O Jango estava fazendo um governo muito bom: reformas de base. Uma reforma agrária que não era violenta; era pacífica. Ele reunia os fazendeiros: “Vocês têm que ceder um pouco; já dei uma fazenda em Mato Grosso para os sem-terra (não era este o nome); tem que ceder um pouco, senão essa gente se revolta”.
E o plano de educação com Darcy Ribeiro… Quem descobriu foi Jango. Ele era apaixonado pelo Jango. Grande pensador; Darcy Ribeiro era uma genial figura. Eu o conheci.
Se tivesse Jango voltado para o país… Figueiredo estava inclinado a deixar ele voltar. Mas ele, infelizmente, faleceu. Até hoje tenho dúvida com a morte de Jango. Foi muita coincidência: em nove meses, morreram três líderes brasileiros – Lacerda, JK e Jango. Vou morrer com essa dúvida… Ele foi envenenado… Alguma coisa fizeram…

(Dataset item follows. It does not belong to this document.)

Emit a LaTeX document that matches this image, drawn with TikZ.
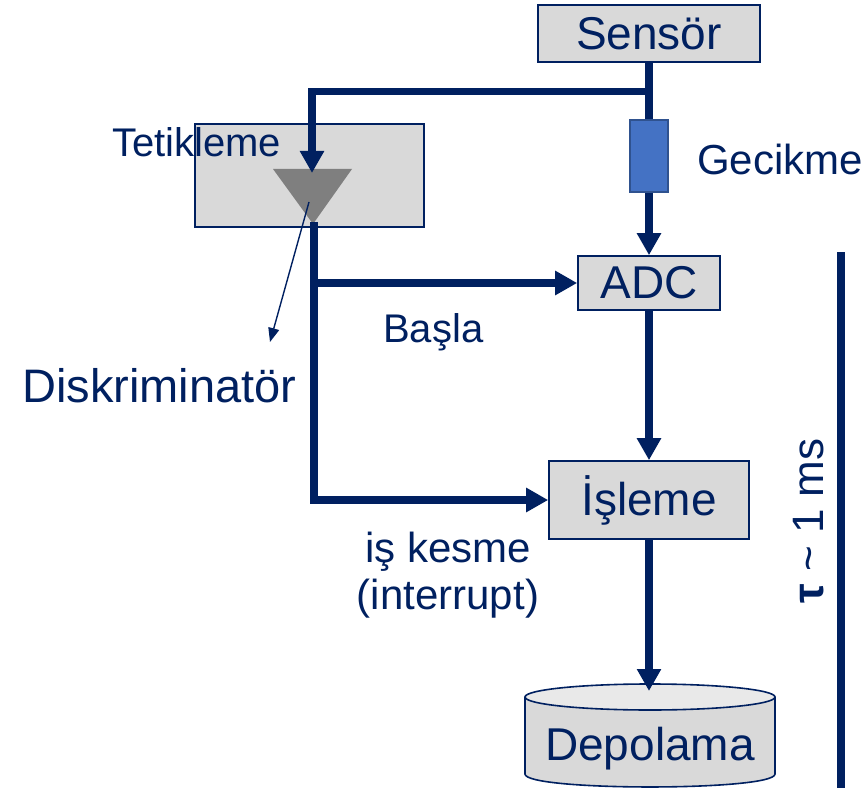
\documentclass[tikz,border=0pt]{standalone}
\usepackage{fontspec}
\setmainfont{Liberation Sans}
\usetikzlibrary{arrows.meta,positioning}
\definecolor{navyline}{HTML}{002060}
\definecolor{boxgray}{HTML}{D9D9D9}
\definecolor{lidgray}{HTML}{E9E9E9}
\definecolor{delayblue}{HTML}{4472C4}
\definecolor{delayedge}{HTML}{2F528F}
\definecolor{discgray}{HTML}{7F7F7F}
\newcommand{\bigtxt}{\fontsize{46}{52}\selectfont}
\newcommand{\smalltxt}{\fontsize{40}{50}\selectfont}

\begin{document}
\begin{tikzpicture}[x=1pt,y=-1pt,
  every node/.style={text=navyline,inner sep=0pt},
  block/.style={draw=navyline,line width=1.6pt,fill=boxgray,font=\bigtxt},
  bus/.style={navyline,line width=7.5pt},
  flow/.style={bus,-{Triangle[length=22pt,width=23pt]}},
  pointer/.style={navyline,line width=1.4pt,-{Triangle[length=14pt,width=11pt]}},
  lbl/.style={font=\smalltxt}]
\useasboundingbox (0,0) rectangle (868,789);

% --- boxes
\node[block,minimum width=222pt,minimum height=57pt] (sensor) at (649,33.5) {Sensör};
\node[block,minimum width=229pt,minimum height=103pt] (tetik) at (309.5,175.5) {};
\node[draw=delayedge,line width=1.2pt,fill=delayblue,
      minimum width=38pt,minimum height=72pt] (gecikme) at (649,156) {};
\node[block,minimum width=142pt,minimum height=54pt] (adc) at (649,283) {ADC};
\node[block,minimum width=200pt,minimum height=78pt] (isleme) at (649,500) {İşleme};

% --- storage
\filldraw[fill=boxgray,draw=navyline,line width=1.6pt]
  (525,697) -- (525,774) .. controls (525,791.3) and (775,791.3) .. (775,774) -- (775,697);
\filldraw[fill=lidgray,draw=navyline,line width=1.6pt] (650,697) ellipse [x radius=125,y radius=13];
\node[font=\bigtxt,anchor=base] (depo) at (650,760) {Depolama};
\coordinate (depotop) at (649,691);

% --- discriminator
\coordinate (dleft) at (273,169);
\coordinate (dright) at (352,169);
\coordinate (dtip) at (313,224);
\fill[discgray] (dleft) -- (dright) -- (dtip) -- cycle;
\coordinate (din) at (312,173);
\coordinate (dout) at (314,222);
\coordinate (dmid) at (309,202);
\coordinate (dpoint) at (270,342);
\coordinate (split) at (649,91.5);

% --- labels
\node[lbl,anchor=base west] (tetiklbl) at (112,157) {Tetikleme};
\node[font=\fontsize{42}{50}\selectfont,anchor=base west] (geclbl) at (697,175) {Gecikme};
\node[lbl,anchor=base west] (basla) at (383,342) {Başla};
\node[font=\fontsize{47}{52}\selectfont,anchor=base west] (disk) at (22,402) {Diskriminatör};
\node[font=\fontsize{42}{47}\selectfont,align=center,anchor=north] (kesme) at (448,532)
  {iş kesme\\(interrupt)};
\node[font=\fontsize{44}{50}\selectfont,rotate=90,anchor=base] (tau) at (823,521)
  {\textbf{τ} \textasciitilde{} 1 ms};

% --- connectors
\draw[bus] (sensor.south) -- (gecikme.north);
\draw[flow] (split) -| (din);
\draw[flow] (gecikme.south) -- (adc.north);
\draw[flow] (dout) |- (isleme.west);
\draw[flow] (dout |- adc.west) -- (adc.west);
\draw[flow] (adc.south) -- (isleme.north);
\draw[flow] (isleme.south) -- (depotop);
\draw[pointer] (dmid) -- (dpoint);
\coordinate (ttop) at (841,252);
\coordinate (tbot) at (841,788);
\draw[bus] (ttop) -- (tbot);
\end{tikzpicture}
\end{document}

O exílio, no início foi bom; mas, no fim, muito ruim. Já havia ameaças. No Uruguai, foi ameaçado. Depois, na Argentina, o general chefe de polícia convidou Jango para ir lá e disse: “Somos favor do senhor, mas não temos condições de garantir a sua segurança. Se cuide”.

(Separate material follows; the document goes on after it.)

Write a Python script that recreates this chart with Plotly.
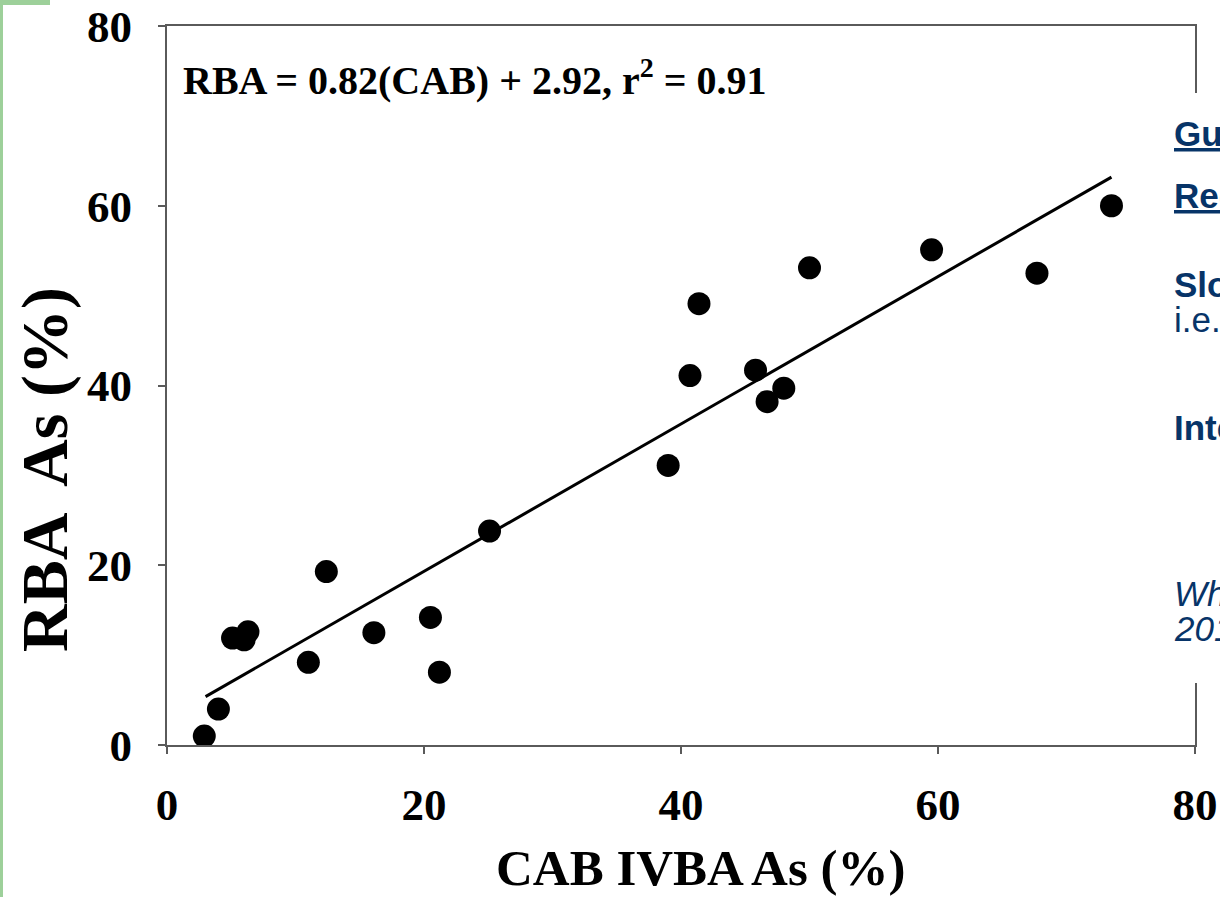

Jango me disse: “Não posso ficar no Uruguai, na Argentina. Vou para a Europa. E se voltar, volto para o Brasil, de qualquer jeito, mesmo se for preso. Se não tenho mais condições de viver na América do Sul, vou viver na Europa”.
Primeiro disseram que foi covarde, porque não fez a luta. Sabia que perdia. “Vai morrer gente, nossos irmãos, para pegar governo. Não faço questão. Vamos pagar para ver”. Brizola queria a luta. Ele tinha sentimento muito grande.
Estava afastado, não podia entrar ao país: “Evitei sangue duas vezes neste país. Toninho (assim ele me chamava), a história vai me julgar daqui a 50 ou 100 anos. Vai ver o que fiz e porque não reagir: fazer revolução para me apegar no governo?”.
Vocês são jovens. O Brasil teve um Presidente muito sério: que nunca recebeu salário; que nunca dormiu no Palácio; e não tinha nenhum apego pelas mordomias do cargo.